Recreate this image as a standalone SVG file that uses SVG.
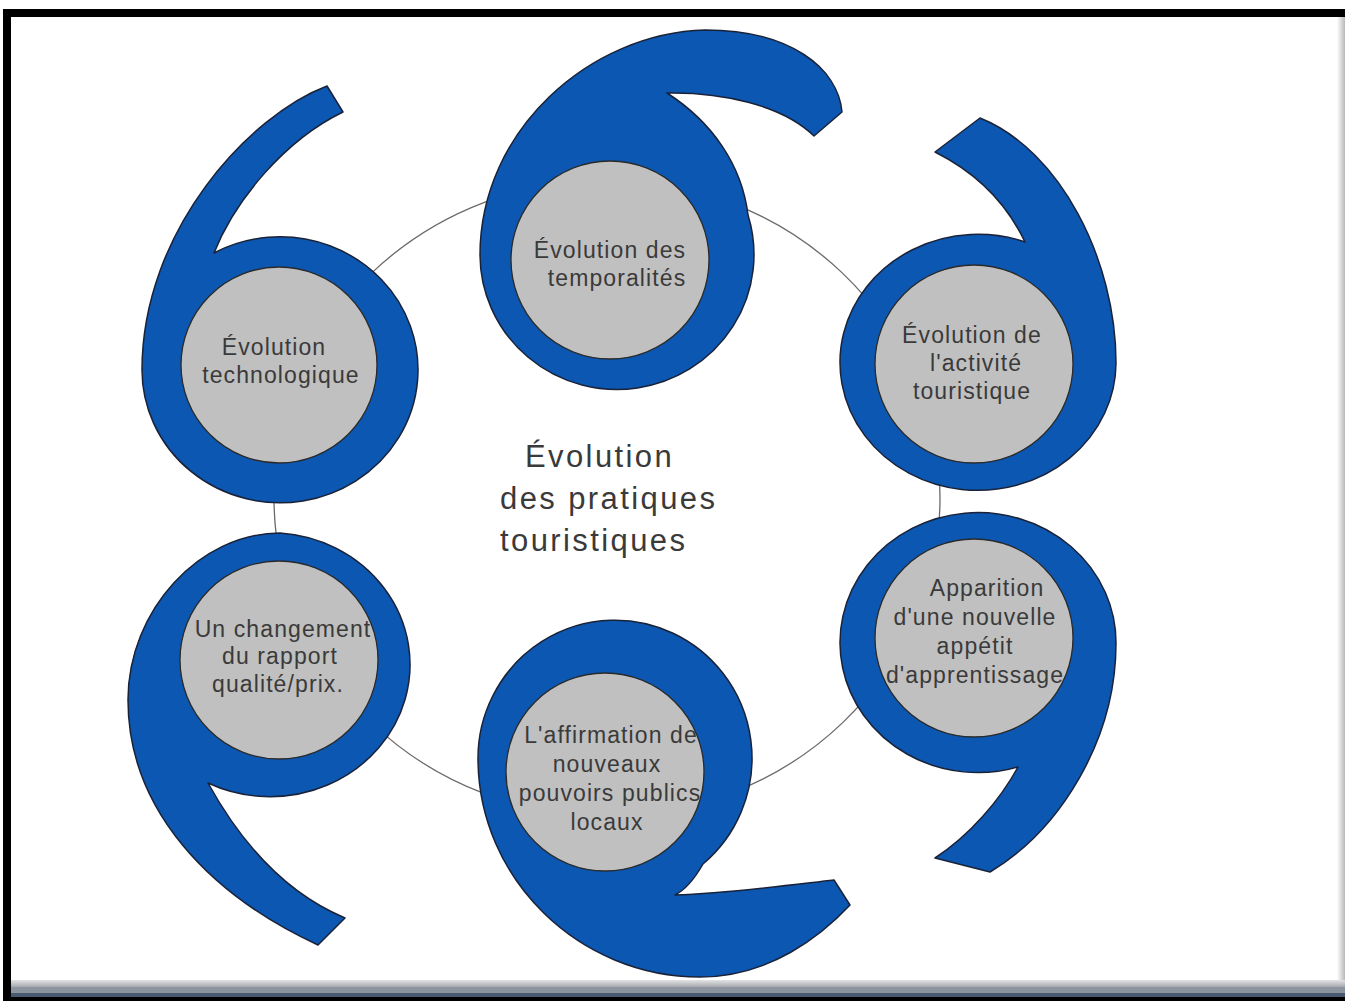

...

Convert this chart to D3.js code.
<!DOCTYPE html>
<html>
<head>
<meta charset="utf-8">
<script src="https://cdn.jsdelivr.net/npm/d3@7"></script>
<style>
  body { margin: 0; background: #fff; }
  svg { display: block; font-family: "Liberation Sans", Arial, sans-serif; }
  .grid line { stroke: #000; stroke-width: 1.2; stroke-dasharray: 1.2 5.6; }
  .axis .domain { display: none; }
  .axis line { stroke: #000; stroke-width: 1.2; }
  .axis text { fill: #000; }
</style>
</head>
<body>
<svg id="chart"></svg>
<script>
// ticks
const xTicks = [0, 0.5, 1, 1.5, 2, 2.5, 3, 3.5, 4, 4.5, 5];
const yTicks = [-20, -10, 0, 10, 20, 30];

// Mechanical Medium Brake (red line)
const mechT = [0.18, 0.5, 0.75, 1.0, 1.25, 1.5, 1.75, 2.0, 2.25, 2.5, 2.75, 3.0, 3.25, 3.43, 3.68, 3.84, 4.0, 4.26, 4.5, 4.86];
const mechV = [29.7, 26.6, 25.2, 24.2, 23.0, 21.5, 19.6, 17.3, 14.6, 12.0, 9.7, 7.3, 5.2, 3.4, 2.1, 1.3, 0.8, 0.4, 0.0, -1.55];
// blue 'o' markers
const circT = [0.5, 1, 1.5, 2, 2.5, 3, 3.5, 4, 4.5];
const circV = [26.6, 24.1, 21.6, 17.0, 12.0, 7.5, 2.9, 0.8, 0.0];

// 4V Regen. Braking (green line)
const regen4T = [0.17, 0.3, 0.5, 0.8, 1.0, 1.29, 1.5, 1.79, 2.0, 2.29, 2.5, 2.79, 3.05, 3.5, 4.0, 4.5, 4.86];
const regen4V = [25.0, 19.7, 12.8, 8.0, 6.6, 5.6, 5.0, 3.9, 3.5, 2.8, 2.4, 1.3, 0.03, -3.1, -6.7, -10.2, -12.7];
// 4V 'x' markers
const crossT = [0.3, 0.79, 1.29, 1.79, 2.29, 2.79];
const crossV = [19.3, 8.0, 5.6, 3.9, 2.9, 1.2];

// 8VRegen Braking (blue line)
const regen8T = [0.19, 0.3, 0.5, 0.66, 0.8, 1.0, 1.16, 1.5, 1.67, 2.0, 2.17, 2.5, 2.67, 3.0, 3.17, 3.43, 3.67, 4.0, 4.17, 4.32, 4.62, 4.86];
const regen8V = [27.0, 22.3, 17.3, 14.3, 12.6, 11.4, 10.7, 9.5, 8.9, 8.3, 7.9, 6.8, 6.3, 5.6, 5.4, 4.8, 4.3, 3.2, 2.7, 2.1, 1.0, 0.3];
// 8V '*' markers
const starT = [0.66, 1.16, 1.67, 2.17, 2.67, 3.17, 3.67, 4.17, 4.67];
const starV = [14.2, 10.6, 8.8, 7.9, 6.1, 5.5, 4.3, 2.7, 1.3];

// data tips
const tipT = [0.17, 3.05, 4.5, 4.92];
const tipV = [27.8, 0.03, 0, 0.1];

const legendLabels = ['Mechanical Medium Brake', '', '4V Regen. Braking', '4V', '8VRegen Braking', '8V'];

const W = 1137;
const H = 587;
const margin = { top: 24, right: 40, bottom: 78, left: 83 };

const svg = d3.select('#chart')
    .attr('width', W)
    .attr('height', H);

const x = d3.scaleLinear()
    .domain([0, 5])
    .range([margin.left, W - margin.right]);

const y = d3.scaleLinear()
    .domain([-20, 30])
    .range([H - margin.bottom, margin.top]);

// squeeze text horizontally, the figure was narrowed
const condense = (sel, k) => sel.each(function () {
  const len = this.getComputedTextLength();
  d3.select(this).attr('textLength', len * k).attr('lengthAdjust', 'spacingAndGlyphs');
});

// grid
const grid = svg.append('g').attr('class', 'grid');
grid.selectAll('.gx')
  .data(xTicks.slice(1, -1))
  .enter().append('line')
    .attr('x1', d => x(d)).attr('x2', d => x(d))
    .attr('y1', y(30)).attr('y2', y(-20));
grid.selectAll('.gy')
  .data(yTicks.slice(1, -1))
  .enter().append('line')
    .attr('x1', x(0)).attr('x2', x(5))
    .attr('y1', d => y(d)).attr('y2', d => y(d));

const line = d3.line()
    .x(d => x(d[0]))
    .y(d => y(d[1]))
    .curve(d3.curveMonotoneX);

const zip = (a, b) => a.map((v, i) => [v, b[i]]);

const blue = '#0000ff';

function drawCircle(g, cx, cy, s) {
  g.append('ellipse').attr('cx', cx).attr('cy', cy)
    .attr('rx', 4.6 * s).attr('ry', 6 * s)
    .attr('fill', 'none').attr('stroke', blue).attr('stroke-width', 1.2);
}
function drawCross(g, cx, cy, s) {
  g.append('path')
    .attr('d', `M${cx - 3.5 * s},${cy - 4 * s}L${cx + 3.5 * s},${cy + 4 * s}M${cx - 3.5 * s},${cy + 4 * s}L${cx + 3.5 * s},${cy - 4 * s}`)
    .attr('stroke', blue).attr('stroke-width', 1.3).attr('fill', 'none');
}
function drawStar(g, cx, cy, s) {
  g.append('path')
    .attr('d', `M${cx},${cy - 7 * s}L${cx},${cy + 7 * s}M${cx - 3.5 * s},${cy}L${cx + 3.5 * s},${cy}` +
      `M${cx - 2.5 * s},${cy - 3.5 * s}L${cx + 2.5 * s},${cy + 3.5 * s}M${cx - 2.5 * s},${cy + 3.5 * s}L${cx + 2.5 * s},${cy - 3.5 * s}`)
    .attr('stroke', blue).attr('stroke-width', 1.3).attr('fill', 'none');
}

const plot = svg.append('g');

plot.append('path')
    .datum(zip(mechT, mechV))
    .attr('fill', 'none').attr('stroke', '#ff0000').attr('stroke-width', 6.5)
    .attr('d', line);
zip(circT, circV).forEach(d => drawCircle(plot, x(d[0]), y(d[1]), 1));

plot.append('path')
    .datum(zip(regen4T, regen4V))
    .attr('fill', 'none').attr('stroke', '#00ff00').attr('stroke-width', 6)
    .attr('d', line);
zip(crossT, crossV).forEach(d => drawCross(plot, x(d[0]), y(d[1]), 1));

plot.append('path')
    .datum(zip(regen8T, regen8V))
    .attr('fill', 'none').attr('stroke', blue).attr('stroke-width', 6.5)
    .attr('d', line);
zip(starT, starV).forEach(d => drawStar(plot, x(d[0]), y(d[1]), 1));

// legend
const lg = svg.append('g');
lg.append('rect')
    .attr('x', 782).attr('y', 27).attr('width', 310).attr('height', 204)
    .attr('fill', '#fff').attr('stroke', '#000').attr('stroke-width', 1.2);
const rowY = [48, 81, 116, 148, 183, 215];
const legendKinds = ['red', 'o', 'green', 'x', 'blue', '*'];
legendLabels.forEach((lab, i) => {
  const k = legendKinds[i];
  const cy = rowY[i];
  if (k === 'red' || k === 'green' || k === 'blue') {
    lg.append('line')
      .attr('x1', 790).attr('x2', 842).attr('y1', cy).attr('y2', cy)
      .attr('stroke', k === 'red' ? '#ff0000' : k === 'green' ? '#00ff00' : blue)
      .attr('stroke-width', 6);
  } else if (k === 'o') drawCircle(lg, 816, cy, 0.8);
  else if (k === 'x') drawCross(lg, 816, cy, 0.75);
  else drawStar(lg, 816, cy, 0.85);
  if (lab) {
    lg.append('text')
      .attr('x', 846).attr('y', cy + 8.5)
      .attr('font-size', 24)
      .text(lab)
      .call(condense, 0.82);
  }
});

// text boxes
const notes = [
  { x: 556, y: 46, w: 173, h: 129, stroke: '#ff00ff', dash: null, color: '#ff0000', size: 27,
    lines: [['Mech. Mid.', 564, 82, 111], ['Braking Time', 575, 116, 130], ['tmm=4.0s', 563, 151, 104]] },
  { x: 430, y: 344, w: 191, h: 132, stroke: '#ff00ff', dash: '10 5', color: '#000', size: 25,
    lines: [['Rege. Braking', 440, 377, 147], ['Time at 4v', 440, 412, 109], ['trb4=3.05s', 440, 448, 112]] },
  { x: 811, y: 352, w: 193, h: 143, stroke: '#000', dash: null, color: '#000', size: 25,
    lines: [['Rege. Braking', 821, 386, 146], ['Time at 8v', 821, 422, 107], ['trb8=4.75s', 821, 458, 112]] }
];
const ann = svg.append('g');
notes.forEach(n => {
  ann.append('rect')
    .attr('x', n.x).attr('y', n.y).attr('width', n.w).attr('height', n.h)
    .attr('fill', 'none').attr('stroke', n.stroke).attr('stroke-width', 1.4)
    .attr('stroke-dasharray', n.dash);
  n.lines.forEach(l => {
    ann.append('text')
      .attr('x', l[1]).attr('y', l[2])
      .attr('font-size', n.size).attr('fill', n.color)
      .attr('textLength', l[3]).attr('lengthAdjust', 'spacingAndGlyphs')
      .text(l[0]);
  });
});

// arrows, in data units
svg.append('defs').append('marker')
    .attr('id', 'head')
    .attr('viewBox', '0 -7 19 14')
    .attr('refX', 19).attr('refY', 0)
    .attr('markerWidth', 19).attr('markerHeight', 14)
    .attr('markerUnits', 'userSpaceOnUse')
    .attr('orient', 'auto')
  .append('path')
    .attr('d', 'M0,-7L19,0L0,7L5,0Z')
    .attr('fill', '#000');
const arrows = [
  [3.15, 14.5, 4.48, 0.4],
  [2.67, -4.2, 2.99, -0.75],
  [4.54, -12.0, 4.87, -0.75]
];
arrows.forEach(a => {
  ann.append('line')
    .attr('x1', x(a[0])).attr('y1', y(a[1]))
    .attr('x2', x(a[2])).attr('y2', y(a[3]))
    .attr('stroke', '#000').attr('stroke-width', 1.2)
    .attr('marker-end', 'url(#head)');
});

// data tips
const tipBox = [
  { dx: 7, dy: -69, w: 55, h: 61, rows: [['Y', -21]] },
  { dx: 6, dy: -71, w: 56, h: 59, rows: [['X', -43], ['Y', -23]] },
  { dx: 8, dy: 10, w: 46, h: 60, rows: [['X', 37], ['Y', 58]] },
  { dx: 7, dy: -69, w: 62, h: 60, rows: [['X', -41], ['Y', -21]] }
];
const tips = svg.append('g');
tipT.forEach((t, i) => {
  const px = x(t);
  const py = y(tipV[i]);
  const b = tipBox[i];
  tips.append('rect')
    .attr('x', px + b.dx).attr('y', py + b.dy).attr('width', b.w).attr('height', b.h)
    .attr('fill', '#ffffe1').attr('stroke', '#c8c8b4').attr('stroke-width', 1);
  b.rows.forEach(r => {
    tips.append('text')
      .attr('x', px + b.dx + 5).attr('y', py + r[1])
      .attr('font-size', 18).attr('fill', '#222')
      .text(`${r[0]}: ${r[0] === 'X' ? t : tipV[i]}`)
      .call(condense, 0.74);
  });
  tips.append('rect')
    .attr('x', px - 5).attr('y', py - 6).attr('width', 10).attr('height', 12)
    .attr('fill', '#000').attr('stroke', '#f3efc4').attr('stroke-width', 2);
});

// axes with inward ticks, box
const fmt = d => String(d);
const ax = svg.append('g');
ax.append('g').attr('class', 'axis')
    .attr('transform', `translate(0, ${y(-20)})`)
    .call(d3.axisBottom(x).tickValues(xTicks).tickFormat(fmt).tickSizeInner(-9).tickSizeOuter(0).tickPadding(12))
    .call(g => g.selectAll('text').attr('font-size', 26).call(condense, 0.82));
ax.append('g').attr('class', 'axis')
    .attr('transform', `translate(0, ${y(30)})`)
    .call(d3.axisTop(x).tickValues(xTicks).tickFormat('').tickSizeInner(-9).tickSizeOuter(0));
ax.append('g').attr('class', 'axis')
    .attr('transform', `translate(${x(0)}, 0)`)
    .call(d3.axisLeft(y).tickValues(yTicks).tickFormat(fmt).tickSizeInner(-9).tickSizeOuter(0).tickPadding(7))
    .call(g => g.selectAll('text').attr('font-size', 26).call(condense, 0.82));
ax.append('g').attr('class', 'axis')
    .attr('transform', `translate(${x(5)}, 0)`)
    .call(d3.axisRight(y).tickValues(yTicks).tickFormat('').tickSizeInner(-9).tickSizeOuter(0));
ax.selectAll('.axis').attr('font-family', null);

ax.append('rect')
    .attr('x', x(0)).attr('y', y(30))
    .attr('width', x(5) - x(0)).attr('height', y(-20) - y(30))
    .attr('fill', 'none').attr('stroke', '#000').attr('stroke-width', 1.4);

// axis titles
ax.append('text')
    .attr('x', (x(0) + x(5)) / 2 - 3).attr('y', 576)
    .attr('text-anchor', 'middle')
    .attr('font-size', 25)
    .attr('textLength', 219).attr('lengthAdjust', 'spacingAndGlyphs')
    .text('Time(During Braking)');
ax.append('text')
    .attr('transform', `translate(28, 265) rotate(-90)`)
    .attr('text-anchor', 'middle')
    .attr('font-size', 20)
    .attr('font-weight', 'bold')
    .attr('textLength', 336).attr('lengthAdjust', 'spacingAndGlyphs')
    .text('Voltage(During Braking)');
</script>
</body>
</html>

-- PROBLEM TO SOLVE --
Reproduce only the lines from the one containing "Convert this chart to D3.js code." through the one containing "const crossV = [19.3, 8.0, 5.6, 3.9, 2.9, 1.2];", inclusive of both.

-- REPLY --
Convert this chart to D3.js code.
<!DOCTYPE html>
<html>
<head>
<meta charset="utf-8">
<script src="https://cdn.jsdelivr.net/npm/d3@7"></script>
<style>
  body { margin: 0; background: #fff; }
  svg { display: block; font-family: "Liberation Sans", Arial, sans-serif; }
  .grid line { stroke: #000; stroke-width: 1.2; stroke-dasharray: 1.2 5.6; }
  .axis .domain { display: none; }
  .axis line { stroke: #000; stroke-width: 1.2; }
  .axis text { fill: #000; }
</style>
</head>
<body>
<svg id="chart"></svg>
<script>
// ticks
const xTicks = [0, 0.5, 1, 1.5, 2, 2.5, 3, 3.5, 4, 4.5, 5];
const yTicks = [-20, -10, 0, 10, 20, 30];

// Mechanical Medium Brake (red line)
const mechT = [0.18, 0.5, 0.75, 1.0, 1.25, 1.5, 1.75, 2.0, 2.25, 2.5, 2.75, 3.0, 3.25, 3.43, 3.68, 3.84, 4.0, 4.26, 4.5, 4.86];
const mechV = [29.7, 26.6, 25.2, 24.2, 23.0, 21.5, 19.6, 17.3, 14.6, 12.0, 9.7, 7.3, 5.2, 3.4, 2.1, 1.3, 0.8, 0.4, 0.0, -1.55];
// blue 'o' markers
const circT = [0.5, 1, 1.5, 2, 2.5, 3, 3.5, 4, 4.5];
const circV = [26.6, 24.1, 21.6, 17.0, 12.0, 7.5, 2.9, 0.8, 0.0];

// 4V Regen. Braking (green line)
const regen4T = [0.17, 0.3, 0.5, 0.8, 1.0, 1.29, 1.5, 1.79, 2.0, 2.29, 2.5, 2.79, 3.05, 3.5, 4.0, 4.5, 4.86];
const regen4V = [25.0, 19.7, 12.8, 8.0, 6.6, 5.6, 5.0, 3.9, 3.5, 2.8, 2.4, 1.3, 0.03, -3.1, -6.7, -10.2, -12.7];
// 4V 'x' markers
const crossT = [0.3, 0.79, 1.29, 1.79, 2.29, 2.79];
const crossV = [19.3, 8.0, 5.6, 3.9, 2.9, 1.2];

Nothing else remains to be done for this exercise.